Our decade is two months from being over and yet still we have not come up with an adequate name for it. Is it the zeros or the ohs? Perhaps VH1 will answer this question for us when they air I Love the (whatever this past decade was called). At least I can sleep better at night now realizing who personifies our decade.
Just as the sixties had the Hippies, the seventies had the Preppies. The eighties gave us Yuppies, while the nineties gave us Slackers. Our dear decade brought us the Hipster. Although all of these groups were derided in their time I would say only the Yuppie and the Hipster are mentioned with such utter bile.
I lived for much of this decade in San Francisco and Hollywood (if New York is Ground Zero for this subculture, then LA and SF would be Ground One and Ground Two), yet I’ve never met someone who would describe themselves as a Hipster. So who are these people and how did they hijack the past ten years?

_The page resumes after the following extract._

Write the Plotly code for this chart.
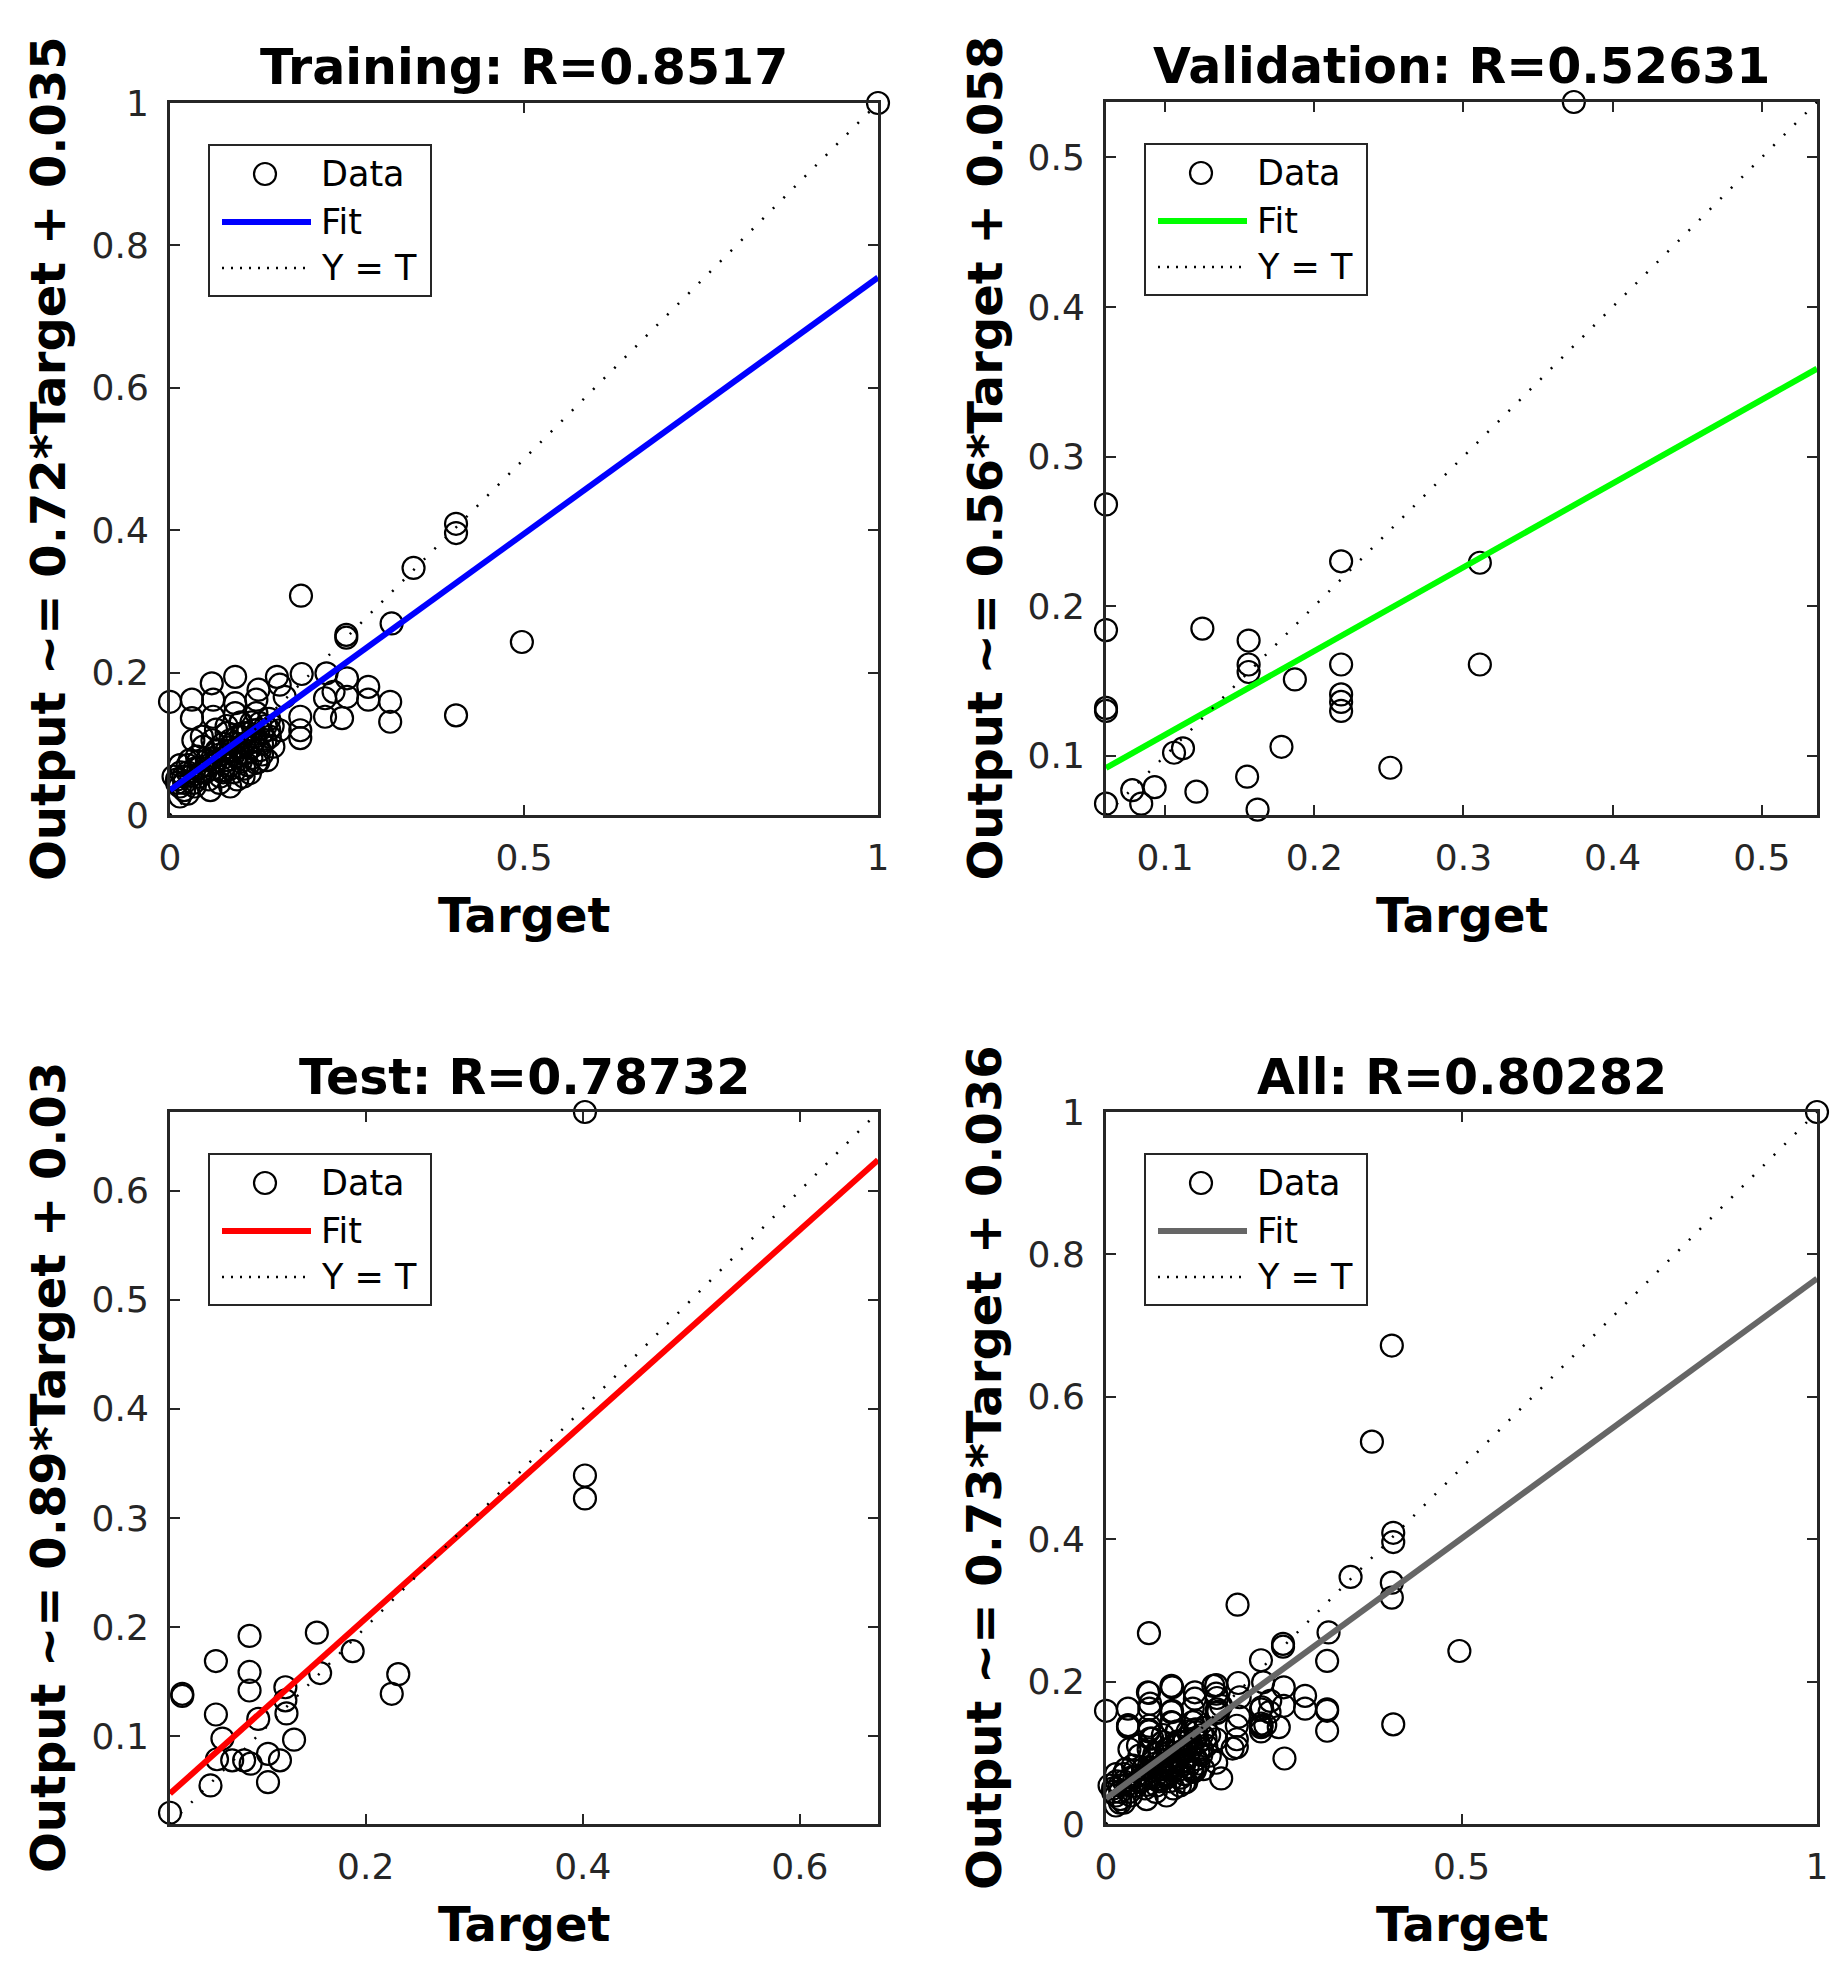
import plotly.graph_objects as go

# ==========================================
# 1. data
# ==========================================
train_target = [
    1.000, 0.404, 0.404, 0.344, 0.185, 0.313, 0.249, 0.249, 0.497, 0.404,
    0.092, 0.151, 0.186, 0.221, 0.250, 0.059, 0.155, 0.125, 0.280, 0.231,
    0.000, 0.031, 0.061, 0.092, 0.122, 0.162, 0.219, 0.250, 0.280, 0.311,
    0.031, 0.061, 0.122, 0.184, 0.219, 0.243, 0.311, 0.184, 0.184, 0.155,
    0.033, 0.092, 0.099, 0.127, 0.141, 0.146,
    0.005, 0.014, 0.014, 0.033, 0.028, 0.052, 0.042, 0.071, 0.085, 0.104,
    0.113, 0.080, 0.090, 0.104, 0.118, 0.127, 0.137, 0.122, 0.094, 0.108,
    0.080, 0.066, 0.047, 0.075, 0.038, 0.019, 0.057, 0.014,
    0.060, 0.070, 0.085, 0.095, 0.100, 0.110, 0.115, 0.120, 0.130, 0.090,
    0.050, 0.040, 0.025, 0.060, 0.075, 0.105, 0.130, 0.135, 0.140, 0.100,
    0.085, 0.020, 0.010,
    0.010, 0.015, 0.020, 0.025, 0.030, 0.035, 0.040, 0.045, 0.085, 0.055,
    0.060, 0.065, 0.075, 0.075, 0.080, 0.085, 0.090, 0.095, 0.100, 0.105,
    0.110, 0.115, 0.120, 0.125, 0.130, 0.135, 0.140, 0.145, 0.070, 0.095,
    0.110, 0.125, 0.055, 0.035, 0.025, 0.065, 0.045, 0.080, 0.100, 0.115,
]
train_output = [
    1.000, 0.409, 0.396, 0.347, 0.308, 0.269, 0.253, 0.249, 0.243, 0.140,
    0.194, 0.194, 0.198, 0.199, 0.192, 0.185, 0.183, 0.176, 0.180, 0.173,
    0.159, 0.162, 0.162, 0.157, 0.162, 0.166, 0.164, 0.166, 0.162, 0.159,
    0.136, 0.138, 0.143, 0.138, 0.138, 0.136, 0.131, 0.119, 0.108, 0.119,
    0.105, 0.143, 0.129, 0.129, 0.110, 0.096,
    0.054, 0.070, 0.026, 0.045, 0.077, 0.077, 0.054, 0.054, 0.040, 0.054,
    0.059, 0.077, 0.101, 0.115, 0.119, 0.091, 0.077, 0.073, 0.082, 0.087,
    0.115, 0.091, 0.096, 0.063, 0.082, 0.054, 0.035, 0.040,
    0.065, 0.085, 0.070, 0.095, 0.075, 0.100, 0.080, 0.105, 0.100, 0.060,
    0.060, 0.065, 0.060, 0.105, 0.100, 0.065, 0.115, 0.125, 0.135, 0.110,
    0.090, 0.035, 0.045,
    0.050, 0.060, 0.045, 0.070, 0.055, 0.065, 0.075, 0.060, 0.065, 0.070,
    0.080, 0.075, 0.060, 0.080, 0.090, 0.105, 0.085, 0.110, 0.095, 0.100,
    0.115, 0.095, 0.110, 0.120, 0.085, 0.105, 0.120, 0.125, 0.045, 0.050,
    0.070, 0.075, 0.050, 0.040, 0.030, 0.120, 0.110, 0.125, 0.130, 0.130,
]

val_target = [
    0.374, 0.0604, 0.0604, 0.0604, 0.0604, 0.0604, 0.078, 0.084, 0.093, 0.106,
    0.112, 0.121, 0.125, 0.156, 0.156, 0.156, 0.155, 0.162, 0.178, 0.187,
    0.218, 0.218, 0.218, 0.218, 0.218, 0.251, 0.311, 0.311,
]
val_output = [
    0.537, 0.268, 0.184, 0.132, 0.130, 0.068, 0.077, 0.068, 0.079, 0.102,
    0.105, 0.076, 0.185, 0.177, 0.161, 0.156, 0.086, 0.064, 0.106, 0.151,
    0.230, 0.161, 0.141, 0.136, 0.130, 0.092, 0.229, 0.161,
]

test_target = [
    0.0197, 0.031, 0.031, 0.062, 0.062, 0.068, 0.057, 0.063, 0.077, 0.088,
    0.093, 0.093, 0.093, 0.094, 0.101, 0.110, 0.121, 0.110, 0.126, 0.126,
    0.127, 0.134, 0.155, 0.158, 0.188, 0.230, 0.224, 0.402, 0.402, 0.402,
]
test_output = [
    0.030, 0.137, 0.139, 0.169, 0.120, 0.098, 0.055, 0.079, 0.078, 0.078,
    0.192, 0.159, 0.142, 0.075, 0.116, 0.084, 0.078, 0.058, 0.145, 0.133,
    0.121, 0.097, 0.195, 0.158, 0.178, 0.157, 0.139, 0.672, 0.339, 0.318,
]

all_target = train_target + val_target + test_target
all_output = train_output + val_output + test_output

panel_names = ["Training", "Validation", "Test", "All"]
r_values = ["0.8517", "0.52631", "0.78732", "0.80282"]
fit_slope = [0.72, 0.56, 0.89, 0.73]
fit_offset = [0.035, 0.058, 0.03, 0.036]
fit_colors = ["#0000ff", "#00ff00", "#ff0000", "#666666"]
x_dtick = [0.5, 0.1, 0.2, 0.5]
y_dtick = [0.2, 0.1, 0.1, 0.2]

targets = [train_target, val_target, test_target, all_target]
outputs = [train_output, val_output, test_output, all_output]

# ==========================================
# 2. page geometry (pixels)
# ==========================================
W, H = 1840, 1978
# left, top, right, bottom of every plot box
boxes = [(170, 103, 878, 815), (1106, 102, 1817, 815),
         (170, 1112, 878, 1824), (1106, 1112, 1817, 1824)]

FONT = "DejaVu Sans"
AXC = "#262626"


def px(x):
    return x / W


def py(y):
    return 1 - y / H


fig = go.Figure()
shapes = []
annotations = []

for i in range(4):
    t, o = targets[i], outputs[i]
    lo = min(min(t), min(o))
    hi = max(max(t), max(o))
    xa = "x" if i == 0 else f"x{i + 1}"
    ya = "y" if i == 0 else f"y{i + 1}"
    left, top, right, bottom = boxes[i]

    fig.add_trace(go.Scatter(
        x=t, y=o, mode="markers", xaxis=xa, yaxis=ya, showlegend=False,
        cliponaxis=False,
        marker=dict(symbol="circle-open", size=22, color="black",
                    line=dict(width=2.2)),
    ))
    fig.add_trace(go.Scatter(
        x=[lo, hi], y=[fit_slope[i] * lo + fit_offset[i], fit_slope[i] * hi + fit_offset[i]],
        mode="lines", xaxis=xa, yaxis=ya, showlegend=False,
        line=dict(color=fit_colors[i], width=6),
    ))
    fig.add_trace(go.Scatter(
        x=[lo, hi], y=[lo, hi], mode="lines", xaxis=xa, yaxis=ya,
        showlegend=False, line=dict(color="black", width=2.5, dash="2px,13px"),
    ))

    axis_common = dict(
        showline=True, linecolor=AXC, linewidth=3, mirror="ticks",
        ticks="inside", ticklen=10, tickwidth=2, tickcolor=AXC,
        showgrid=False, zeroline=False, tick0=0, automargin=False,
        tickfont=dict(family=FONT, size=36, color=AXC),
    )
    fig.layout[f"xaxis{'' if i == 0 else i + 1}"] = dict(
        axis_common, domain=[px(left), px(right)], range=[lo, hi],
        dtick=x_dtick[i], anchor=ya, ticklabelstandoff=9,
    )
    fig.layout[f"yaxis{'' if i == 0 else i + 1}"] = dict(
        axis_common, domain=[py(bottom), py(top)], range=[lo, hi],
        dtick=y_dtick[i], anchor=xa, ticklabelstandoff=11,
    )

    cx = (left + right) / 2
    cy = (top + bottom) / 2
    # title, axis labels
    annotations.append(dict(
        text=f"{panel_names[i]}: R={r_values[i]}", x=px(cx), y=py(top - 35),
        xref="paper", yref="paper", showarrow=False, xanchor="center", yanchor="middle",
        font=dict(family=FONT, size=49, color="black", weight="bold"),
    ))
    annotations.append(dict(
        text="Target", x=px(cx), y=py(bottom + 100),
        xref="paper", yref="paper", showarrow=False, xanchor="center", yanchor="middle",
        font=dict(family=FONT, size=48, color="black", weight="bold"),
    ))
    annotations.append(dict(
        text=f"Output ~= {fit_slope[i]}*Target + {fit_offset[i]}",
        x=px(left - 122), y=py(cy), textangle=-90,
        xref="paper", yref="paper", showarrow=False, xanchor="center", yanchor="middle",
        font=dict(family=FONT, size=48, color="black", weight="bold"),
    ))

    # legend box in the upper left corner of the plot
    lx, ly = left + 39, top + 42
    shapes.append(dict(type="rect", xref="paper", yref="paper",
                       x0=px(lx), x1=px(lx + 222), y0=py(ly + 151), y1=py(ly),
                       line=dict(color=AXC, width=2), fillcolor="white", layer="above"))
    shapes.append(dict(type="circle", xref="paper", yref="paper",
                       xsizemode="pixel", ysizemode="pixel",
                       xanchor=px(lx + 56), yanchor=py(ly + 29),
                       x0=-11, x1=11, y0=-11, y1=11,
                       line=dict(color="black", width=2.2), layer="above"))
    shapes.append(dict(type="line", xref="paper", yref="paper",
                       x0=px(lx + 13), x1=px(lx + 102), y0=py(ly + 77), y1=py(ly + 77),
                       line=dict(color=fit_colors[i], width=6), layer="above"))
    shapes.append(dict(type="line", xref="paper", yref="paper",
                       x0=px(lx + 13), x1=px(lx + 102), y0=py(ly + 123), y1=py(ly + 123),
                       line=dict(color="black", width=2.5, dash="2px,7px"), layer="above"))
    for label, dy in (("Data", 29), ("Fit", 77), ("Y = T", 123)):
        annotations.append(dict(
            text=label, x=px(lx + 110), y=py(ly + dy),
            xref="paper", yref="paper", showarrow=False, xanchor="left", yanchor="middle",
            font=dict(family=FONT, size=35, color="black"),
        ))

fig.update_layout(
    width=W, height=H,
    margin=dict(l=0, r=0, t=0, b=0, autoexpand=False),
    paper_bgcolor="white", plot_bgcolor="white",
    shapes=shapes, annotations=annotations,
    showlegend=False,
)

# drop the page's default body margin so the figure fills the window exactly
fig.write_html("out.html", config={"displayModeBar": False},
               post_script="document.body.style.margin = '0';")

As evidenced here the Hipster is a direct descendant of the Slacker. The Hipster, like the Slacker, wants to appear as though he didn’t put too much concern into his appearance. But the Hipster also leaves subtle hints that all he thinks about are appearance. Ironic facial hair patterns, worn out looking clothes from designer labels, and sunglasses at night all require effort and foresight.
The Hipster can be jolly. They have a wide range of moods. Intoxicated. Self-Absorbed. Self-satisfied. Hungover. Hipsters got older as the decade progressed and are now looking to pair up and mate and have children named Apple or Axl or Zooey.
The Hipster is not a creature of deep thought. It is concerned with the here and now. Consequences is a foreign word to these beings. Thus under these definitions let me introduce you to a man who embodies our hedonistic and really dumb decade, your Hipster in Chief and mine… George W. Bush.